A recent article in the Wall Street Journal called "Why Children Need Chores" caught my attention. As I read it, I reflected that I had never written much about how the children help to take care of our children's house, so you can thank WSJ for this blog. The link is below.  Near the end of the article, the author wrote this:  "... young adults who began chores at ages 3 and 4 were more likely to have good relationships with family and friends, to achieve academic and early career success, and to be self-sufficient, as compared with those who didn't have chores or who started them as teens."  Wow!  We must remember that in this longitudinal study the chores themselves are not necessarily causative - the chores may reflect a broader, healthier family culture - but it is certainly thought-stimulating.

So what kinds of chores happen here at Chickadee?  What are these young children capable of doing?  And how does it go for us?  I won't pretend that it all goes smoothly, or that every child does something every day, or that they always love helping out.  We hear protests, we see quick, sloppy jobs, we navigate objections about how long a child has been doing the same job.  But with our flexible consistency, over the months and years that a child is here, the culture of helping to care for their special place is sustained, practiced, and mastered.  Here are some glimpses....

Brady and Henry are washing paint brushes.  We've been pairing up younger and older children for some of our jobs this year, and it benefits both of them, mentor and beginner.  Washing, rinsing, and rinsing again - for most children, anything with water is a winner!

Mikaela is rolling up the rugs, leaving their basket more neat and tidy.  Every child is given this lesson in her first month with us, because rugs are a work space in constant use.  Every child learns how to put away her work rug neatly.  But by the end of the morning, rugs are inevitably piled in and flopping over.  Straightening them is a simple and satisfying job for a 3-year-old.

Isabel is doing a meaningful job for an older child - she is putting all the snack bowls in the top rack of the dishwasher at the end of the morning.  Does your child put dishes in the dishwasher at home?  They can do it!

Sydney is dusting.  First she took everything off the shelf and put it on the floor.  Then she dusted with this lambswool duster and a yellow cloth duster.  Then she put everything back on the shelf.  For a more complex or crowded shelf, earlier in the week, Collin has been her partner.  

Ellie loves to clean the big chalkboard.
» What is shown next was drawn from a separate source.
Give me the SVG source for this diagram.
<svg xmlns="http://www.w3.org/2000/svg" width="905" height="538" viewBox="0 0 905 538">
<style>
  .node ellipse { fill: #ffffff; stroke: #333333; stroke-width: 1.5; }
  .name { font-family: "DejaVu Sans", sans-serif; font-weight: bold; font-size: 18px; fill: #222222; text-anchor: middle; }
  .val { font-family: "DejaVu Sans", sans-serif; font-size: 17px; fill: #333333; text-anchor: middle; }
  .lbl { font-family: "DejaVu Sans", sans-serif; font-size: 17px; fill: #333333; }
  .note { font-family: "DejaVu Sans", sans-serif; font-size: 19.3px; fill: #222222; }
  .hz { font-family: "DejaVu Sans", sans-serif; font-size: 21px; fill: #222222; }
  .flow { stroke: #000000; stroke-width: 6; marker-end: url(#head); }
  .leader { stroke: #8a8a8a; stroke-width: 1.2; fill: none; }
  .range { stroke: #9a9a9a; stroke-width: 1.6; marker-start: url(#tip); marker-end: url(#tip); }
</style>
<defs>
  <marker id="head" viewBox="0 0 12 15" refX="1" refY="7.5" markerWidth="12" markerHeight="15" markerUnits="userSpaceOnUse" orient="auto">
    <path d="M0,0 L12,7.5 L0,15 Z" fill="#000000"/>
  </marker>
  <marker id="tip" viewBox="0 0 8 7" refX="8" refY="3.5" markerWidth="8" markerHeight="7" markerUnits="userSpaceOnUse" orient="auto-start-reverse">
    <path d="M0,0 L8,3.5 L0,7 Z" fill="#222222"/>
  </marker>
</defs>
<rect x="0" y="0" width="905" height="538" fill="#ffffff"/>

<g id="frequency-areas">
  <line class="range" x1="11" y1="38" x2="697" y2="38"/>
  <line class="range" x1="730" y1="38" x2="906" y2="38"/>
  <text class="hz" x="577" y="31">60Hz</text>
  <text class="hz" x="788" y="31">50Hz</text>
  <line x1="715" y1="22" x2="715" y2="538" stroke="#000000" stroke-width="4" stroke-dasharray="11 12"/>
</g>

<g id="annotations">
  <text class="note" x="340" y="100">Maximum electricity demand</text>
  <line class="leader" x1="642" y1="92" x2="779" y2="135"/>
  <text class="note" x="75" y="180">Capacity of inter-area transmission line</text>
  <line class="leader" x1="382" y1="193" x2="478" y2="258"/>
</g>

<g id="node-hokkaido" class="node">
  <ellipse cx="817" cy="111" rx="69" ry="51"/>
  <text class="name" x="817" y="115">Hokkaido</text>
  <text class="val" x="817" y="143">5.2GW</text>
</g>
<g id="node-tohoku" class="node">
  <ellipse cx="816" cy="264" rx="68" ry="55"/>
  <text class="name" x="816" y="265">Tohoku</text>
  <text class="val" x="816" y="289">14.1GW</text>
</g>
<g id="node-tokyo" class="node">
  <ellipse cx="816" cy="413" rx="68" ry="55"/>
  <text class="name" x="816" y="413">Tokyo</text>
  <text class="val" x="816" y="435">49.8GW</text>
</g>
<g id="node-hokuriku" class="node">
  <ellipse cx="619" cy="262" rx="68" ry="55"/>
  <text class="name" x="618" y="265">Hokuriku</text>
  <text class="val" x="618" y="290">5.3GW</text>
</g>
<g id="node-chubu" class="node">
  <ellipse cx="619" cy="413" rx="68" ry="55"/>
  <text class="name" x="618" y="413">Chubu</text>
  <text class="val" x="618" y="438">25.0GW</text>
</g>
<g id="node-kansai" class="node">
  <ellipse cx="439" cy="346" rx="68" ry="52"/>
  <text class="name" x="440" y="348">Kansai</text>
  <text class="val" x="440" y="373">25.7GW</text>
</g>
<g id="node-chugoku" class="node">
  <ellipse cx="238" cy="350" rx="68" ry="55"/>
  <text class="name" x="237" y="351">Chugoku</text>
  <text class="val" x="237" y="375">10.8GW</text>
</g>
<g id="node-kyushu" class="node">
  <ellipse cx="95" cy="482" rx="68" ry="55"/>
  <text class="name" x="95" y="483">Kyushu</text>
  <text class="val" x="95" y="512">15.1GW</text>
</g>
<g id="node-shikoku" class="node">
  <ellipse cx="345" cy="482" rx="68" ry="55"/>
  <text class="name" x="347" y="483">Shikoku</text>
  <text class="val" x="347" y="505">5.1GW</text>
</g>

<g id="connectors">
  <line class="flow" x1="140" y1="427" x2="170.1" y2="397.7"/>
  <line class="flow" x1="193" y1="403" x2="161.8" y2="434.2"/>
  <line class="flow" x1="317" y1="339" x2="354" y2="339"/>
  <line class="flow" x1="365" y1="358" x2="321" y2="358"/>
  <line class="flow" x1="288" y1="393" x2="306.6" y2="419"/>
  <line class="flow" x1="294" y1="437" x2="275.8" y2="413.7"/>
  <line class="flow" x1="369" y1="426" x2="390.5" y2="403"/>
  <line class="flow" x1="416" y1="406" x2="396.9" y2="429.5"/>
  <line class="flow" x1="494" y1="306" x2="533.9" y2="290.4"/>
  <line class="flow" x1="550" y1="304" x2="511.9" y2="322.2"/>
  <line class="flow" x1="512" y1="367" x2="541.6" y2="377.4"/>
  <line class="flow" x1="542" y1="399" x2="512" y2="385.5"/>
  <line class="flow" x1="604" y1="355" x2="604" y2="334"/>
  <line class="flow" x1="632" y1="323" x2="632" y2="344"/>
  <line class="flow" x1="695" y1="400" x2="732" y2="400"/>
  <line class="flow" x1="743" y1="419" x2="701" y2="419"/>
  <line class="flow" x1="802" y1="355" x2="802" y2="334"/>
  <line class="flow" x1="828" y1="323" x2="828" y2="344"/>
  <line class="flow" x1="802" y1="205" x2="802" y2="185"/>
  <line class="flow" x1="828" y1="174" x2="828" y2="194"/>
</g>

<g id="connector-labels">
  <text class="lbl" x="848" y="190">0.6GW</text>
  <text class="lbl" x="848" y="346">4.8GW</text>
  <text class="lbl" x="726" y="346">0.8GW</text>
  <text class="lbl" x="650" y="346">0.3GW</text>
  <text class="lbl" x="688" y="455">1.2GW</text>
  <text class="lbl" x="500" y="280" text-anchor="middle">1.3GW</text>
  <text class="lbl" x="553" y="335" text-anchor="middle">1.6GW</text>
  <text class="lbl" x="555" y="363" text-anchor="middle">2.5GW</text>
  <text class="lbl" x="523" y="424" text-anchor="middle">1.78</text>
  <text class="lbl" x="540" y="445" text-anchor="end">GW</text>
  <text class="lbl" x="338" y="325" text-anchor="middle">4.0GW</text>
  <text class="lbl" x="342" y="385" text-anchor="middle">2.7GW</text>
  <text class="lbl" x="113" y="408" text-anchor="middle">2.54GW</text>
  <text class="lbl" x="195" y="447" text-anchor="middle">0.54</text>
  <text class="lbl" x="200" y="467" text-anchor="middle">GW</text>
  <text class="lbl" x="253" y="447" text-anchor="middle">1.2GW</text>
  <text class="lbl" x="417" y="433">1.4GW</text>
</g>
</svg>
You can see why - it's so nice and wet and shiny!  And since she is one of the children who consistently uses this chalkboard, this job makes perfect sense to her.  She's been doing it a lot.

Meanwhile, in the art room Ella is cleaning the easel.  Again, because she paints almost every day, this job makes sense to her.  We recently covered the easel with clear contact paper,  and it's so much easier to wash clean now.

Seamus is mopping the bathroom.  Often this a 2-person job, younger and older.  First they move the stools to the hall, put water in the mop bucket, take turns mopping, squeeze most of the water out of the mop, and finally dry with an old towel.  Every day this happens! The bathroom is small,  and the children all know how important it is.  (Yes, we still sanitize it.)

For most children, the especially coveted job is lunch helper.  Two children come in from outside a little early and do it with Noriko every day, usually for a week at a time.  I wanted to get Evangeline into this photo, but she knew that her responsibility was the other room, so she would have nothing to do with a staged photo.  Lunch helpers put out the plates and glasses, get the extra chairs from outside, put out the low table for milk, water, and silverware.  Finally they put out the name cards, thus choosing where everyone sits (this is power!) Look closely here, and you will see that Noah has his "lunch helper necklace" on.

More helping hands jobs are not shown here - helping make snack, putting it out, and later, cleaning up snack before outside time, folding laundry, sweeping the front porch or back steps, straightening shelves, and so on.  You get the idea.

My intent in writing this is not only to say, look at all these jobs these capable children do every day, but to offer gentle encouragement to bring a living culture of helping out into your lives at home.   Do follow the link to the WSJ article; it offers some simple guidelines which I don't need to repeat here.  An important part of building this shared experience at home is to remember to acknowledge your child by describing what he has done - "the table is clean again," "you matched up all the socks!" Tell him often that he is "becoming a helper" - not just "good job" or "what a big boy."  Bring your children into the daily reality of caring and helping at home, and remind yourselves when it gets tricky (which it will, even every day) that over time your children will become more responsible, empathic, self-reliant, and capable people.  

1 comment:

  1. School can teach us many valuable lessons, including doing our fair share. It's a good feeling when you've accomplished something. I think this is a good example of helping to teach children that.